Das war 1999, beim ersten S7-Projekt in der Firma.
Und dieses Jahr 315er gegen Vipa-Speed7, weil ich in Graph programmiert hatte, was bei der Hardwareprojektierung, die ohne mich stattfand, noch nicht bekannt war.


----------



## MSB (18 Dezember 2009)

@derwestermann
Ich gebe dir ja zu 100% recht, auch wenn es mit dem Thema eigentlich nichts zu tun hat ...
In der Praxis hat mich das bisher auch noch nicht so wirklich interessiert,
bzw. die CPU wird grob geschätzt, und zu 99% haut das dann auch so hin.

Ein weiterer Splien des Lehrers sind das man nur max 10ms Zykluszeit haben sollte,
weil das in etwa auch der Anzugsgeschwindigkeit von Schützen entspricht.
Ich sage dann nur immer, das bei vielen Anlagen auch 200ms Zykluszeit keinem auffallen würden,
bei wieder anderen Sachen sind auch die 10ms gravierend zu langsam.
Ich schätze mal der Kollege Perfektionist wird davon ein Liedchen singen können.

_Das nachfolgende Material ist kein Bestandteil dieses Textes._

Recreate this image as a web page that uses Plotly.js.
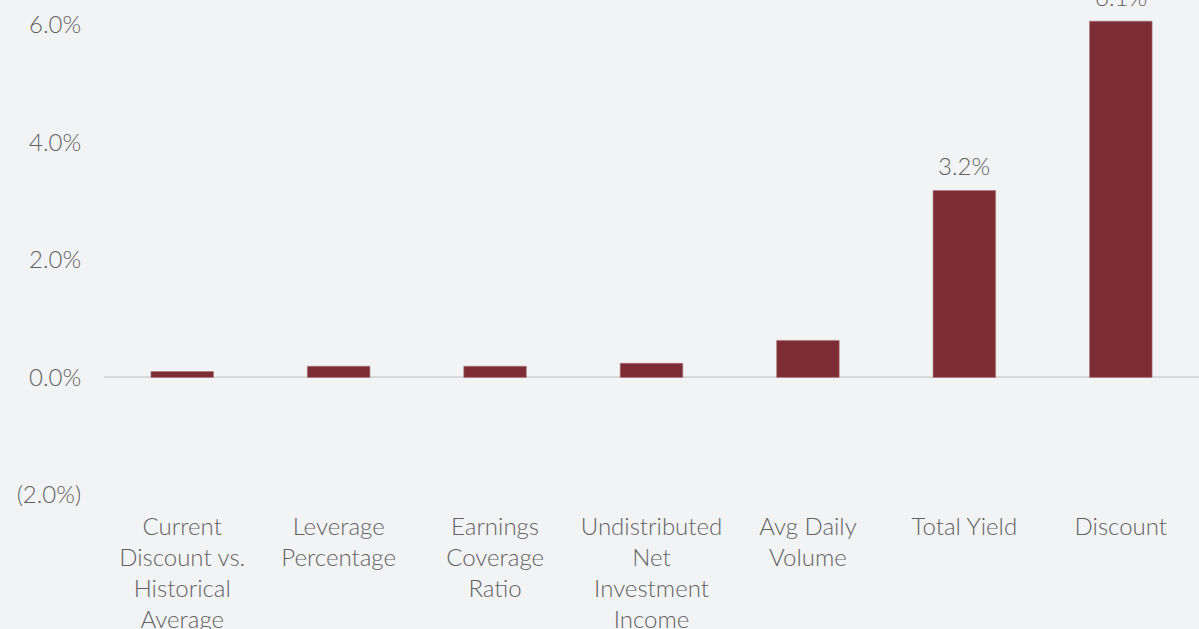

Wie gesagt die "normale" Berechnung über die div. Befehlsausführungszeiten ist ja bekannt,
zumindestens theoretisch.
Allerdings hat man bei einem FB selbst bei einem simplen Lade Transferiere, oder Verknüpfung,
ja deutlich mehr an Befehlen im effektiven MC7-Code als die die man eigentlich sieht ... 
Insofern hat sich das ganze spätestens ab dem Zeitpunkt erledigt.

Mfg
Manuel


----------



## Boxy (28 Dezember 2009)

MSB schrieb:


> Ein weiterer Splien des Lehrers sind das man nur max 10ms Zykluszeit haben sollte,
> weil das in etwa auch der Anzugsgeschwindigkeit von Schützen entspricht.
> Ich sage dann nur immer, das bei vielen Anlagen auch 200ms Zykluszeit keinem auffallen würden,
> bei wieder anderen Sachen sind auch die 10ms gravierend zu langsam.
> Ich schätze mal der Kollege Perfektionist wird davon ein Liedchen singen können.


 
Das mit den 10ms soll er dann mal an Siemens weiter sagen!
Evtl spendieren sie dann den Steureungen mal wieder neue CPU's 
Da sieht man mal wieder wie weit die Lehrer von der Realität wech sind ...




MSB schrieb:


> Wie gesagt die "normale" Berechnung über die div. Befehlsausführungszeiten ist ja bekannt,
> zumindestens theoretisch.
> Allerdings hat man bei einem FB selbst bei einem simplen Lade Transferiere, oder Verknüpfung,
> ja deutlich mehr an Befehlen im effektiven MC7-Code als die die man eigentlich sieht ...
> Insofern hat sich das ganze spätestens ab dem Zeitpunkt erledigt.


 
Ob bei der Berechnung auch die Daten des Instanz-DB's berechnet wurden  
Die Zeiten welche der Hersteller angibt sind ja die Zeiten für die Codierten Befehle! D.h. Ausführungszeiten im übersetzten Code. 
Sieht man z.B. an den Unterschieden bei Operationen an DB's!
Da gibts Unterschiede zwischen z.B. 

S DBxx.DBXy.y 

und 

A DBxx
S DBXy.y


----------



## derwestermann (29 Dezember 2009)

So als Schüler soll man ja auch mal Fragen stellen können.
Dein Lehrer soll Euch mal die Bearbeitungszeit eines SCL-, Graph-, oder HiGraph-Bausteines vorrechnen.
*ROFL*


----------



## MSB (29 Dezember 2009)

@Boxy
Wobei das ja noch allgemein und nachvollziehbar ist, wobei dein Beispiel exakt dasselbe ist, und exakt gleich lang braucht,
was ich meinte ist z.B. folgendes (siehe Bildchen im Anhang), vor allem "Netzwerk 2" mit der IN_OUT Variable ist sehr "aufschlussreich", die Var ist deklariert als ARRAY[0..99] OF INT ...

Mfg
Manuel


----------